The entire commentary can be read at:
“Temporary hearings often do not happen for many months,” the report finds. “After the temporary hearing, many more months and possibly years may elapse before the matter reaches the final hearing. By then, the children may have settled into a new home and bonded with new caregivers.” You can imagine the gut-wrenching decisions that necessitated. What if you’re vindicated as a fit parent but your child doesn’t even remember you, or is happy with loving adoptive parents who can better provide for her? Or what if you’re not vindicated?
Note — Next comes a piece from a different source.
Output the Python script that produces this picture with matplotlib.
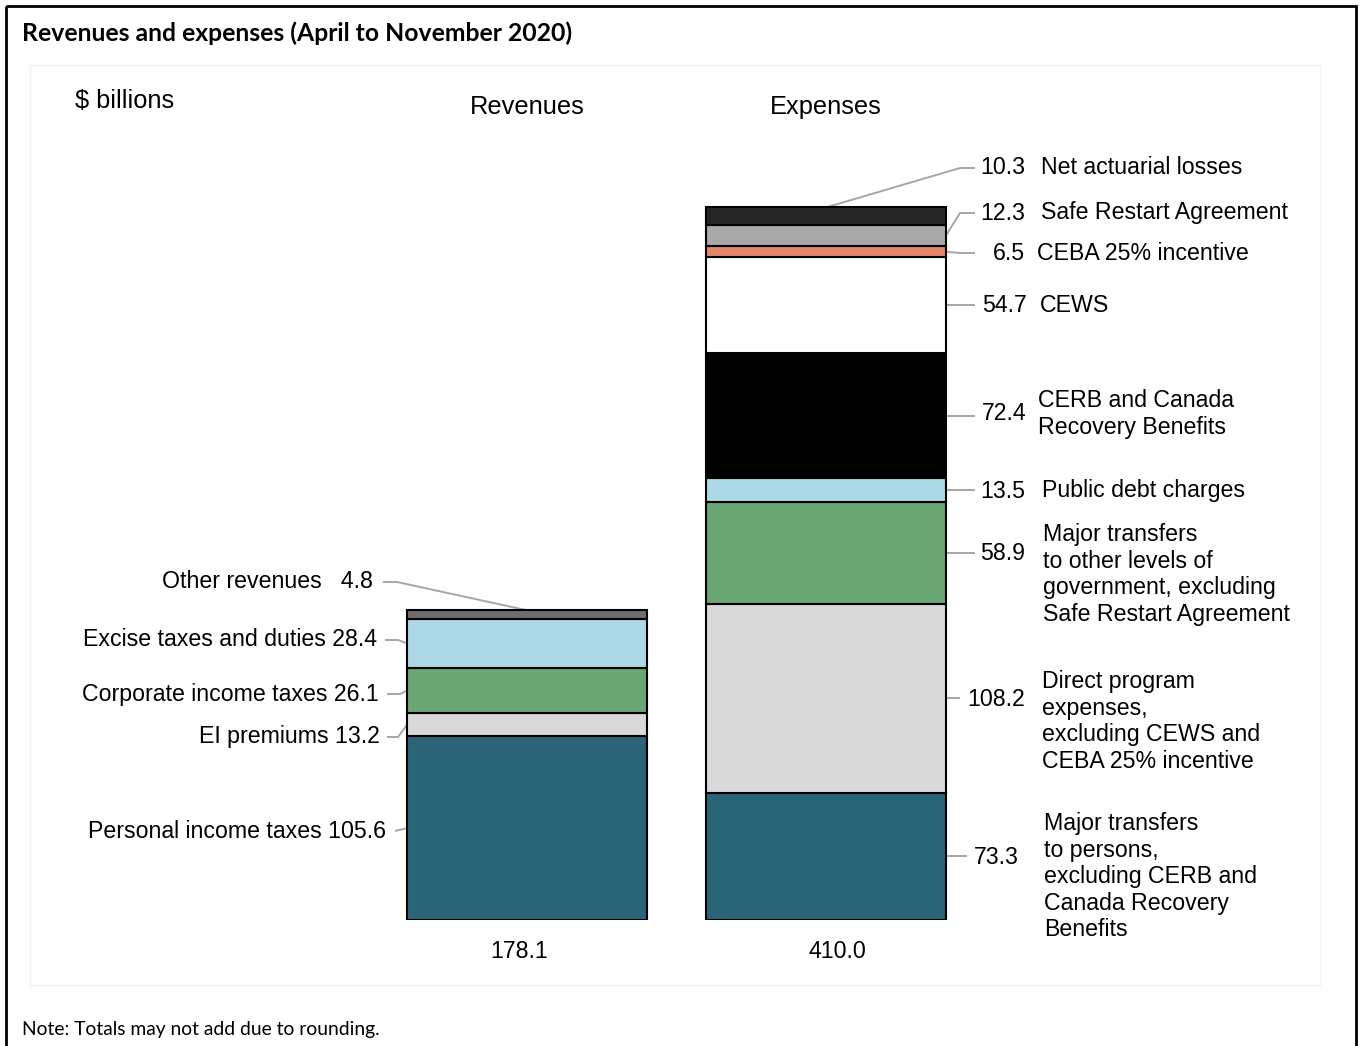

Do you keep fighting, or just hope to form a relationship with your child once she turns 18? There has been much talk of systemic racism since the report’s release, and rightly so: Indigenous families were wildly disproportionately affected by this catastrophe, and while the commission doesn’t have data on Black families, we know they are wildly disproportionately affected by CAS interventions in Toronto. On a purely practical point, Susan Lang’s 2015 review of Motherisk’s hair analysis procedures found the lab did not properly account for the fact that drugs will accumulate in higher concentrations in black hair than in light hair. Oops! But while unconscious bias certainly plays a role, the real determining factor here is poverty, the report concludes — and more to the point, powerlessness. The government screwed over these parents because it could. That’s what governments do. It knew they couldn’t fight back and it knew not many of their powerful fellow citizens would object, because they face no prospect of remotely similar peril. Beaman’s report has all manner of suggestions that Attorney-General Yasir Naqvi promises to take on board. None should have been necessary in a civilized society such as Ontario purports to be. Naqvi signalled this week he might be open to “compensating” affected parents, as well he should. But you can’t compensate in any meaningful way for stealing someone’s kid under false pretences and then spending the kid’s entire childhood litigating it. Basically, as it stands, Ontario is unequipped to take people’s children away and offer them any guarantee of swift due process. Until such time as it is so equipped, except in the most extreme of cases, it should get out of the child-snatching business altogether."